Your instructions: Gather up all lines that carry the word "React".

Dataset records:

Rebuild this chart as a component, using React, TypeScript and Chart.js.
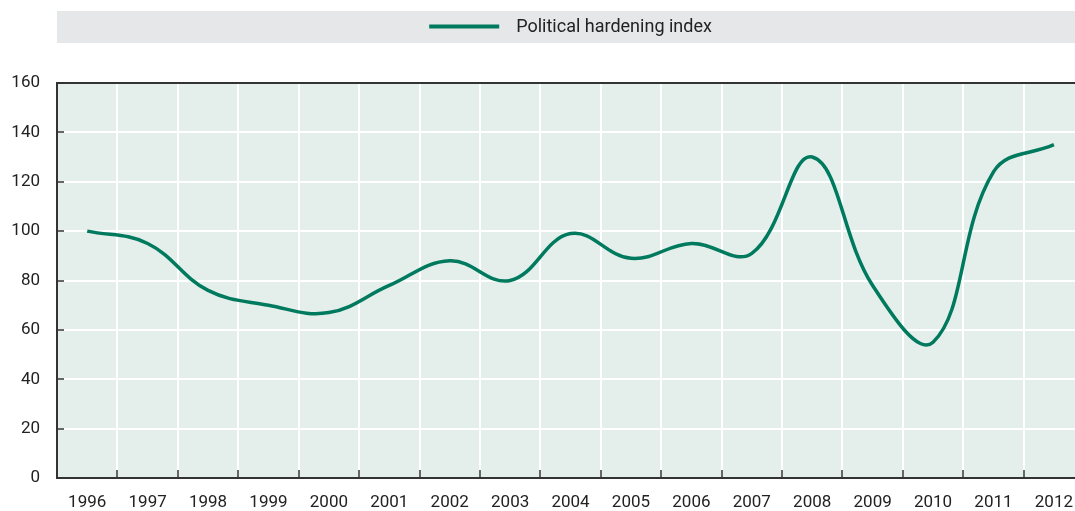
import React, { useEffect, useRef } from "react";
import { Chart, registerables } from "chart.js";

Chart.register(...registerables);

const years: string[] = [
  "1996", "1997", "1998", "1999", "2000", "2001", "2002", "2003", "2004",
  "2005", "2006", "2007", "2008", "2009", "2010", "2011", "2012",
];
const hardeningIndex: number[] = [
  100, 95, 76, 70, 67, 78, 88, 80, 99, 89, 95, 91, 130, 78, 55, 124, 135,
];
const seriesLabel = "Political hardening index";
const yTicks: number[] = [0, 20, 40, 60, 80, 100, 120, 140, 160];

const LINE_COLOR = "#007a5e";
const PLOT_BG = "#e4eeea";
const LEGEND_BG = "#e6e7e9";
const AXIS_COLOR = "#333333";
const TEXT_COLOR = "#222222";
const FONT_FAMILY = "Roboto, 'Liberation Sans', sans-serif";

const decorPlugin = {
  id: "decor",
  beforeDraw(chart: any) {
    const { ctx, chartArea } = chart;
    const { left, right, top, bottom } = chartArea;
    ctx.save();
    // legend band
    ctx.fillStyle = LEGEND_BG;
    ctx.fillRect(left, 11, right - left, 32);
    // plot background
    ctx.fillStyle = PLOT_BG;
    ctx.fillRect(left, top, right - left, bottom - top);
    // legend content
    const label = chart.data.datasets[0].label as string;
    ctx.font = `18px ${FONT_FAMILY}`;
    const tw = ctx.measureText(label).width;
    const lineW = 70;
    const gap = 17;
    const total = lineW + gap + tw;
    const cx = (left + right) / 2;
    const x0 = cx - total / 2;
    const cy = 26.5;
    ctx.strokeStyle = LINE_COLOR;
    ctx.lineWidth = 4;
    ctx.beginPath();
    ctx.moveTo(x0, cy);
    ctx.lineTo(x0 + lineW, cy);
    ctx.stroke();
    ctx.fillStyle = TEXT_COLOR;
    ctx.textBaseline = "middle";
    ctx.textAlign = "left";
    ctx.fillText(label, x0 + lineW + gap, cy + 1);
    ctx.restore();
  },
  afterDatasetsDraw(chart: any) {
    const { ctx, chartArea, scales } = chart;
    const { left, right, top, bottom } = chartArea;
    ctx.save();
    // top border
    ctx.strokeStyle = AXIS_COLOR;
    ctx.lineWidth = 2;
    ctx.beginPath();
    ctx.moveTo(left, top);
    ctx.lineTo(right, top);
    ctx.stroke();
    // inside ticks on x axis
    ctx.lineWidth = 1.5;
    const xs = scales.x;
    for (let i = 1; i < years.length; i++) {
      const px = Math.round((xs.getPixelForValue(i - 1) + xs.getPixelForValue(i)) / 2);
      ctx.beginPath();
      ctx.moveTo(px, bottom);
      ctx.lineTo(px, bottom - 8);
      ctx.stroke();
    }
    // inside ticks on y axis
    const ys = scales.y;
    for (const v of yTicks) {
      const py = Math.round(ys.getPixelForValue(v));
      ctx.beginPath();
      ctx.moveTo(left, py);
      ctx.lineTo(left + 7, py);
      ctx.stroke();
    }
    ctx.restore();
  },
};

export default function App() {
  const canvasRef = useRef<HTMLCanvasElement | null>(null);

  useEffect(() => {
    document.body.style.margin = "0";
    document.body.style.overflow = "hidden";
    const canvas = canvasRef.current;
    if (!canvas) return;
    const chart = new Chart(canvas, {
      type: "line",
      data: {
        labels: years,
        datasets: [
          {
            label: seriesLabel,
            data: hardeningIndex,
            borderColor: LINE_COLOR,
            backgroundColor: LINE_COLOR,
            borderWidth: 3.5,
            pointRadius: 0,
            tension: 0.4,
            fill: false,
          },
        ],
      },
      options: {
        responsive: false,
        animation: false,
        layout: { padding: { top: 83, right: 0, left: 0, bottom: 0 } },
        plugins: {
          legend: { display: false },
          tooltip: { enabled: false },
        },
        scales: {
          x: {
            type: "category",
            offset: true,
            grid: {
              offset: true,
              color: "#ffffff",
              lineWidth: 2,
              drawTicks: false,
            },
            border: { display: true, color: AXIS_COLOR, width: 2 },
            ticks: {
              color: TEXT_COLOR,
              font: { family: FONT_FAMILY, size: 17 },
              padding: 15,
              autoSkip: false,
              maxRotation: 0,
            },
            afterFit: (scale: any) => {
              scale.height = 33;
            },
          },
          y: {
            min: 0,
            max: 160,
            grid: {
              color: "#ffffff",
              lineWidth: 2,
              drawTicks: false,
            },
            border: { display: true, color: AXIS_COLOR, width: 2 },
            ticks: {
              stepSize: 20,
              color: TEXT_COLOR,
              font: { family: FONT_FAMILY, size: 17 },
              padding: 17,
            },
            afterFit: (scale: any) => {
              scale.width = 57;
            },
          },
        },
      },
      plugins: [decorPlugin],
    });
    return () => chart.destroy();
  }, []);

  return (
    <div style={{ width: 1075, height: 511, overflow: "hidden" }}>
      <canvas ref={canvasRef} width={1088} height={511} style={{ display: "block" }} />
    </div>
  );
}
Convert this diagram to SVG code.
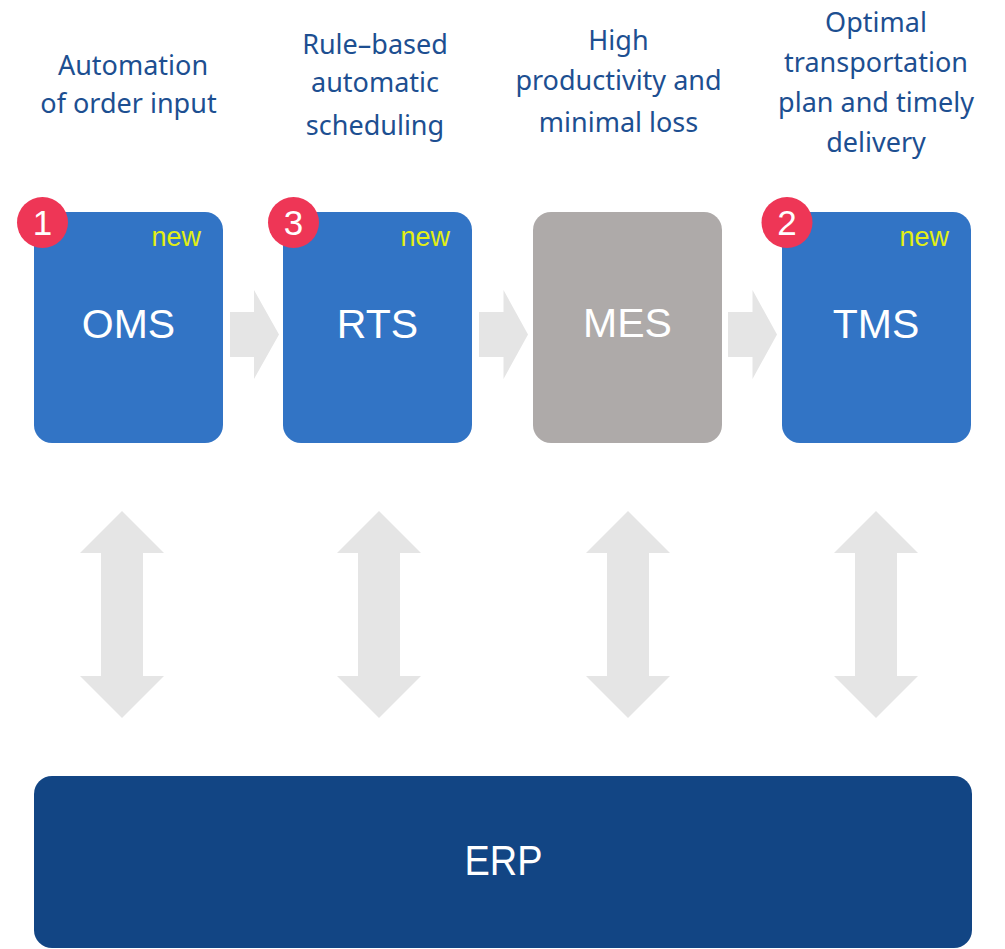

Final result:
Rebuild this chart as a component, using React, TypeScript and Chart.js.
import React, { useEffect, useRef } from "react";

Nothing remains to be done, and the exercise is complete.